La preuve ne démontre pas à quelle heure les enfants ont été tués. Guy Turcotte affirme les avoir mis au lit, à l'étage, puis être descendu au rez-de-chaussée. De crainte de les réveiller s'il regardait la télévision, il a ouvert l'ordinateur. Il était 18h20. Il a affiché des courriels que Mme Gaston et son amant, Martin Huot, avaient échangés. Il a ensuite consulté des sites sur les manières de se suicider sans douleur avant de revenir aux courriels. Le dernier document a été affiché à 20h09. À 20h27, il a appelé la voisine qui devait garder les enfants le lendemain pour la décommander. «Mes plans ont changé. Je n'aurai plus besoin de vous, merci beaucoup», a-t-il dit avant de raccrocher. Il a aussi laissé un message à l'agent immobilier avec lequel il devait, le lendemain, visiter une maison qu'il voulait acheter, afin de le prévenir qu'il ne serait pas là. Quelques minutes plus tard, il a téléphoné à sa mère et s'est entretenu avec elle jusqu'à 21h40.

Après, on ne sait plus. «C'est le désert jusqu'à ce que les policiers arrivent le samedi matin, vers 11h30», a rappelé Me Poupart. Les policiers ont trouvé les enfants morts dans leur lit respectif, et Guy Turcotte sous son propre lit, intoxiqué au lave-glace.

Un bon gars

Hier après-midi, Isabelle Gaston était de retour dans la salle d'audience. Me Poupart a continué de décortiquer les témoignages, dont celui de Mme Gaston. Le jour du drame, Mme Gaston est partie pour un week-end de ski au Massif, une activité à laquelle elle se livrait chaque année avec des amies. Elle n'a jamais pensé que son ex-conjoint ferait du mal aux enfants. Personne ne le pensait, d'ailleurs, a fait ressortir Me Poupart, car Guy Turcotte était connu comme un bon gars, et un bon papa, qui aimait profondément ses enfants.

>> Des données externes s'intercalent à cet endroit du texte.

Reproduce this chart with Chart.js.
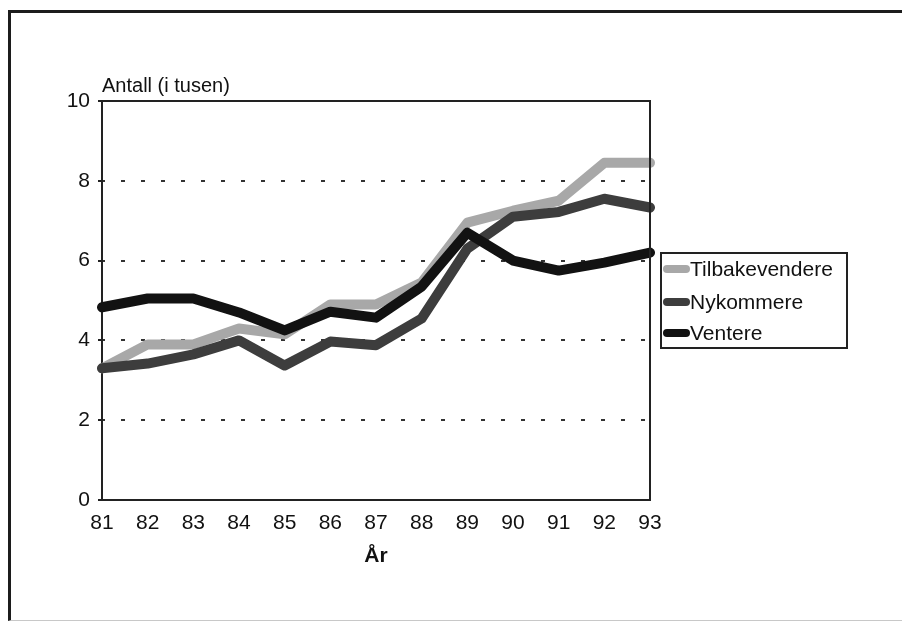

En fin d'après-midi, hier, Me Poupart a fini de réviser les déclarations des témoins de la Couronne. Il amorcera ce matin le témoignage de son client, qui a duré plusieurs jours. Il abordera aussi la preuve d'experts. Quand il aura terminé, ce sera au tour de la procureure de la Couronne Claudia Carbonneau de faire sa plaidoirie.